I thought it was GPO, but it is apparently our HBSS host security we have that prevents admins from executing process.
You could set a Powershell script to start at boot that sleeps for a few seconds, then kills any process iexplore if it's owned by an admin user.
A script running on login doesnt help when you log in using a non-admin account and then 'run-as' the privileged account to elevate your privileges.
It's easier than that. Require that all admins have two accounts, one that they use for regular activities and another with admin rights. Use an authenticating proxy and block all Internet access for any account in an administrator group. Also do not allow the admin accounts to have email access.

GPOs are under the control of the same people you're trying to control. That never works, even if GPOs always worked, which they don't.
I agree with the two account approach. That is exactly what I do. Practice what you preach.

Audit admin account usage through logs. Report apparent policy violations to managers and/or HR. Repercussions are a must for use of admin credentials outside of policy allowances. Repeat offenders lose admin privileges permanently. If they require admin privileges to do their job but continue to violate policy on their use, they have to find a new job.
Even basic log monitoring systems can alert on group membership changes. For the situation that author mentioned where people were getting added without management knowledge, that would fix that problem immediately.

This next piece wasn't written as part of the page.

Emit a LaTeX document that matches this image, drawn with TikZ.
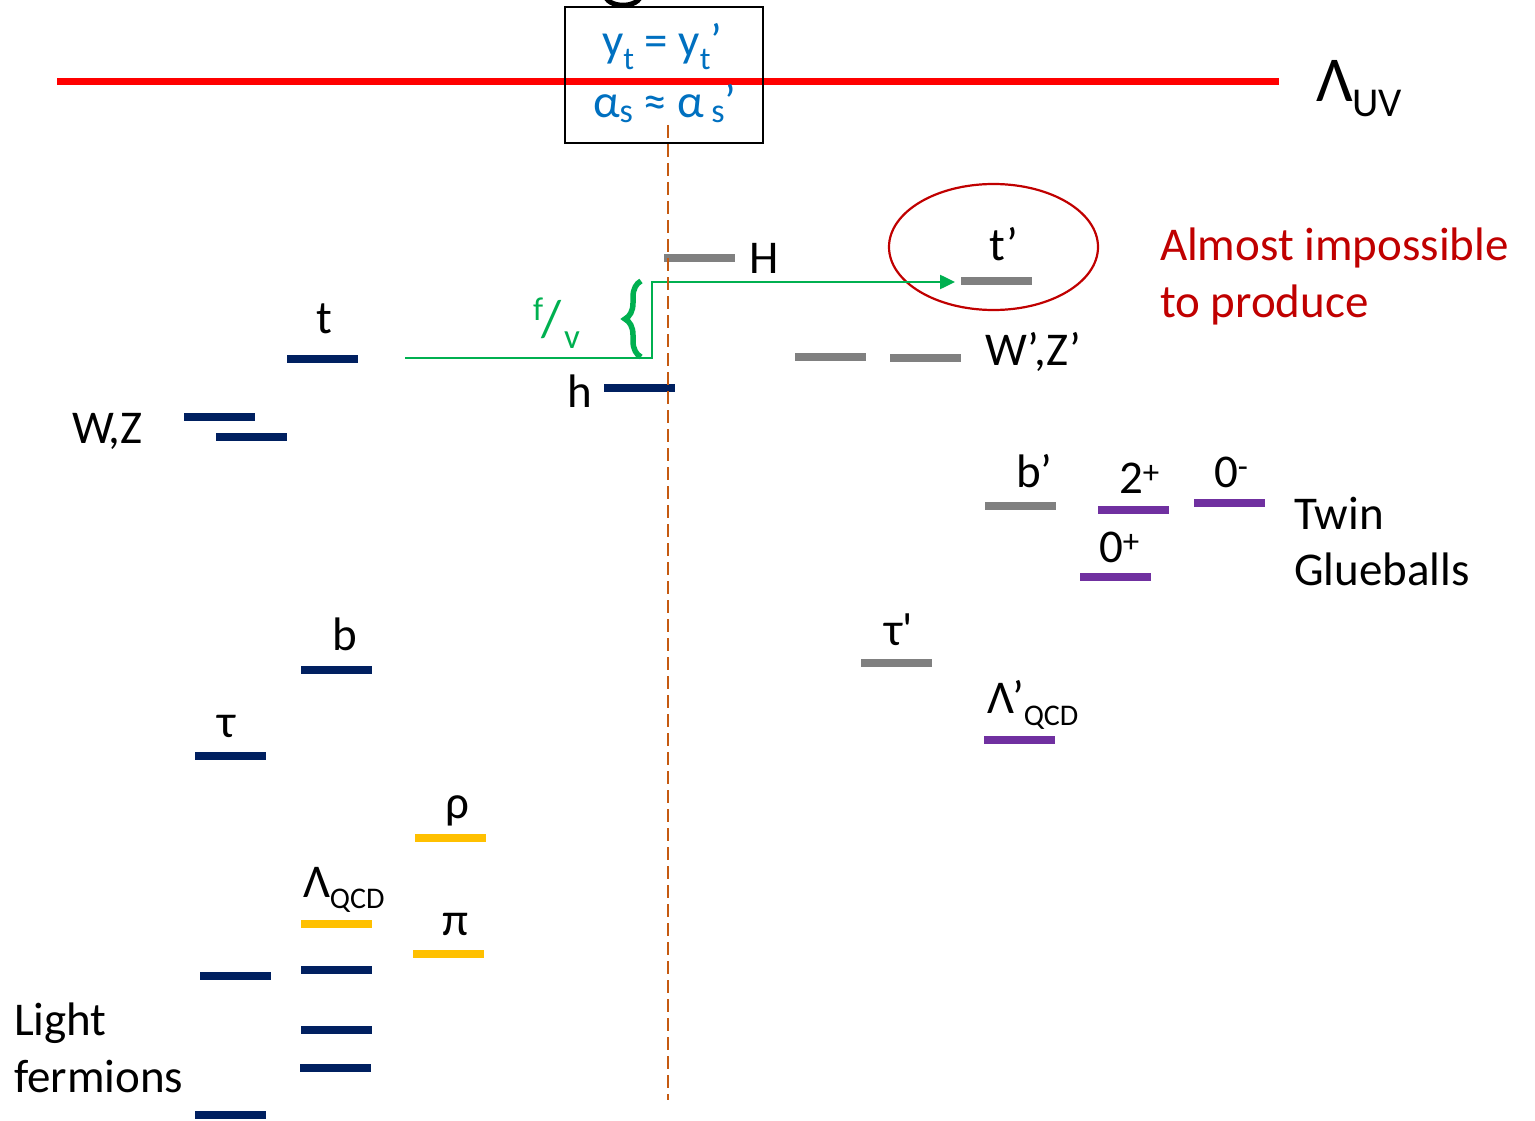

For companies that have gone to delegated administration, be certain that you monitor the membership of all of those groups as well. It's very easy for a domain admin to create a new group with ai innocent-sounding name and give it almost every right that a domain admin has yet no one knows it exists so no one monitors it.

We monitor the membership changes of every AD group, some 2,500 of them. The only time we get "alert overload" is when someone decides to create a new group and put five hundred people into it. It's a very, very effective way to catch mistakes where people are getting added to the wrong groups or where you know they changed duties or even jobs but you did not see their accounts getting removed from groups.

Active Directory monitoring is grunt work and everyone wants to do the high-visibility work on firewalls and such. But excessive or improper permissions will kill you faster because it allows lateral movement without detection since everyone monitors for access failures and not access successes.
The GPO is pretty simple. You just need to use the Software Restriction feature.